ROWS

+ + + +

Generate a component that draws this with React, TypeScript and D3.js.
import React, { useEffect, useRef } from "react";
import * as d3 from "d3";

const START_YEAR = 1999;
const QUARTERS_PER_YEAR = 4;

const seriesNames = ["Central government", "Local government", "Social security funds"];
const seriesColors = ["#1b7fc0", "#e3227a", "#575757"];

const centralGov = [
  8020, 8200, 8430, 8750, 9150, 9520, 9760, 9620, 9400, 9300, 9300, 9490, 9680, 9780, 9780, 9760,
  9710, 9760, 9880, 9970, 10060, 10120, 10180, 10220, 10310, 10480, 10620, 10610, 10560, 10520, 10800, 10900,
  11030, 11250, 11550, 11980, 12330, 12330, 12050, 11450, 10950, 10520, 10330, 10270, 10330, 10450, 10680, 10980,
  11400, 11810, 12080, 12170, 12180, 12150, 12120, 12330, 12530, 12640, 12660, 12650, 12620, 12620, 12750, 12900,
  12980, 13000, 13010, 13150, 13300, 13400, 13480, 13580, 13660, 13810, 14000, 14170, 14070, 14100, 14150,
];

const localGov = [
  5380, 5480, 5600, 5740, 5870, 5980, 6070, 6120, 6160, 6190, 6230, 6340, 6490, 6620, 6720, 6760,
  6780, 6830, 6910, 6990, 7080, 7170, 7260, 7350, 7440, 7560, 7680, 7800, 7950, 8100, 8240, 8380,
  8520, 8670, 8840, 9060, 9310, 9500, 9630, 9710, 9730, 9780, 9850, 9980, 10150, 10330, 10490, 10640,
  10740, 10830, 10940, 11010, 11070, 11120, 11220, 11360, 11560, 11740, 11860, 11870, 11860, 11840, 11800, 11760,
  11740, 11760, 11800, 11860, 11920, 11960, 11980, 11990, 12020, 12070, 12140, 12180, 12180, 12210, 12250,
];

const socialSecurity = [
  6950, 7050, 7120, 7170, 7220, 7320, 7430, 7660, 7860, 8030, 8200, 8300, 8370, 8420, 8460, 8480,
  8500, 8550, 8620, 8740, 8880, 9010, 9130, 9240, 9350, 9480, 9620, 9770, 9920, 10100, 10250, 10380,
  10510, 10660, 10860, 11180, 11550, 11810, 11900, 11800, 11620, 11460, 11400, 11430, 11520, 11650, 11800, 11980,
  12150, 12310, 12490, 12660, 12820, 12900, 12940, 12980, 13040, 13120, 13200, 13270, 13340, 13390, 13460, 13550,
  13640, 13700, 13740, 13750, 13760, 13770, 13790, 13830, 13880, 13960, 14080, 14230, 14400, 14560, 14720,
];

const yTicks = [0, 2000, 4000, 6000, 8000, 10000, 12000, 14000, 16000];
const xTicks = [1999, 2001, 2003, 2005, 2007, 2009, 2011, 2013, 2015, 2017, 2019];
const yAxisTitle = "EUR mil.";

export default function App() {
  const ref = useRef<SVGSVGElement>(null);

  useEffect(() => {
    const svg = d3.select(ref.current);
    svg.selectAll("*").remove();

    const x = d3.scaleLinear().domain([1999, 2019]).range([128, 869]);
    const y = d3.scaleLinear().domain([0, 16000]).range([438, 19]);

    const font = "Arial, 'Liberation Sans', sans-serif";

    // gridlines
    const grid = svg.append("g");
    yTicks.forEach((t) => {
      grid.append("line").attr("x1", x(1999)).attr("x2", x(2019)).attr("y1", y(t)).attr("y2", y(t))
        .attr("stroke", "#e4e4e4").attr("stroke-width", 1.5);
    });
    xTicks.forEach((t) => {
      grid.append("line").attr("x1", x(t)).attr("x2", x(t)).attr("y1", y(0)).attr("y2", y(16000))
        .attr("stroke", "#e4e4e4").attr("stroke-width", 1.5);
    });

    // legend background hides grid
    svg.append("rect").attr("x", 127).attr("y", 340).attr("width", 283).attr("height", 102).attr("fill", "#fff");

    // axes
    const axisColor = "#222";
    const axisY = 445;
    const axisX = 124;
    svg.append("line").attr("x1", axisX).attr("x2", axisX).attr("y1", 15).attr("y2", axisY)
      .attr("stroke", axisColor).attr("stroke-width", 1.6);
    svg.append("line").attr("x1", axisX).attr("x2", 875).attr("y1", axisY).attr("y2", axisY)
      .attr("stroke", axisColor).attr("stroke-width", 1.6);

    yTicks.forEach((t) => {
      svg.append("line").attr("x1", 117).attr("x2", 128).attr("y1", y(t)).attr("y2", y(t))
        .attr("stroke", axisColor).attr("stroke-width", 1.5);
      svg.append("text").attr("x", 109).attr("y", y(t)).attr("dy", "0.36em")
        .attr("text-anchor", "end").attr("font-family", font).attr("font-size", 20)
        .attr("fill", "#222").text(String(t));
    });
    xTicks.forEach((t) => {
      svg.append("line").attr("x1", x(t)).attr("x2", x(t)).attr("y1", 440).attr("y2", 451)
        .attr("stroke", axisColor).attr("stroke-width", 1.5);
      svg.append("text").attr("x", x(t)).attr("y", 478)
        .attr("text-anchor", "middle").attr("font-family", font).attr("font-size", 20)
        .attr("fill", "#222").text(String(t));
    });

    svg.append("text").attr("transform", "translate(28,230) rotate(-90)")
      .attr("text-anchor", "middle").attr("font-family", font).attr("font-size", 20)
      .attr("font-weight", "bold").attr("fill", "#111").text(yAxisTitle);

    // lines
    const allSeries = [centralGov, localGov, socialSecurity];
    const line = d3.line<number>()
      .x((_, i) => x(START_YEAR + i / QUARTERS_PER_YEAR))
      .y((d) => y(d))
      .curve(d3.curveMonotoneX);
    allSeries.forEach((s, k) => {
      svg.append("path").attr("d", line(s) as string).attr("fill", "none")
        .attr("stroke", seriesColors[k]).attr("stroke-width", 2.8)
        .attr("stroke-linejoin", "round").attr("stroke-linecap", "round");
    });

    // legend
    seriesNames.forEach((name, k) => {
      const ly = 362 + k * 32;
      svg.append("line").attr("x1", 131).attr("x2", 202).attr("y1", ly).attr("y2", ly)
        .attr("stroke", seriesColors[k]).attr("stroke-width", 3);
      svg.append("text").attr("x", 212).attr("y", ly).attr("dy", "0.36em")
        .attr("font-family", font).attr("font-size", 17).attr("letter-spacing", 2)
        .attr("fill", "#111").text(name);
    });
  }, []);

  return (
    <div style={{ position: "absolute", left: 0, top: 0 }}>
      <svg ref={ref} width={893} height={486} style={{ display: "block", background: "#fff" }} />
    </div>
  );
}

+ + + +

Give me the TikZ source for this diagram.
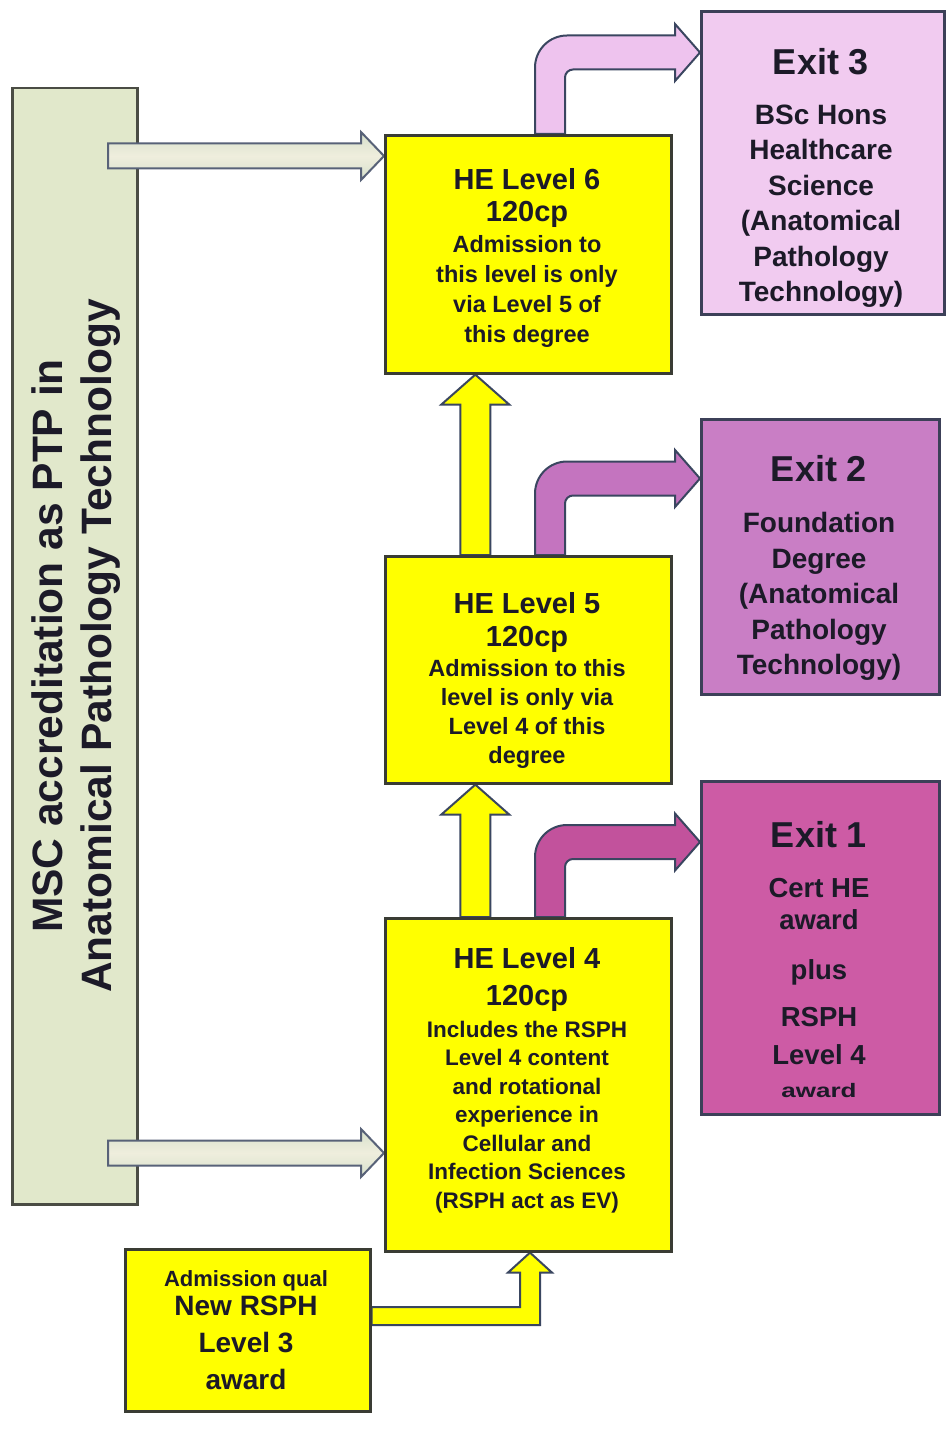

+ + + +

Which lines above run from the one containing "Generate a component" down to the one containing "const QUARTERS_PER_YEAR = 4;"? Repeat exactly those, both ends included, and nothing else.

Generate a component that draws this with React, TypeScript and D3.js.
import React, { useEffect, useRef } from "react";
import * as d3 from "d3";

const START_YEAR = 1999;
const QUARTERS_PER_YEAR = 4;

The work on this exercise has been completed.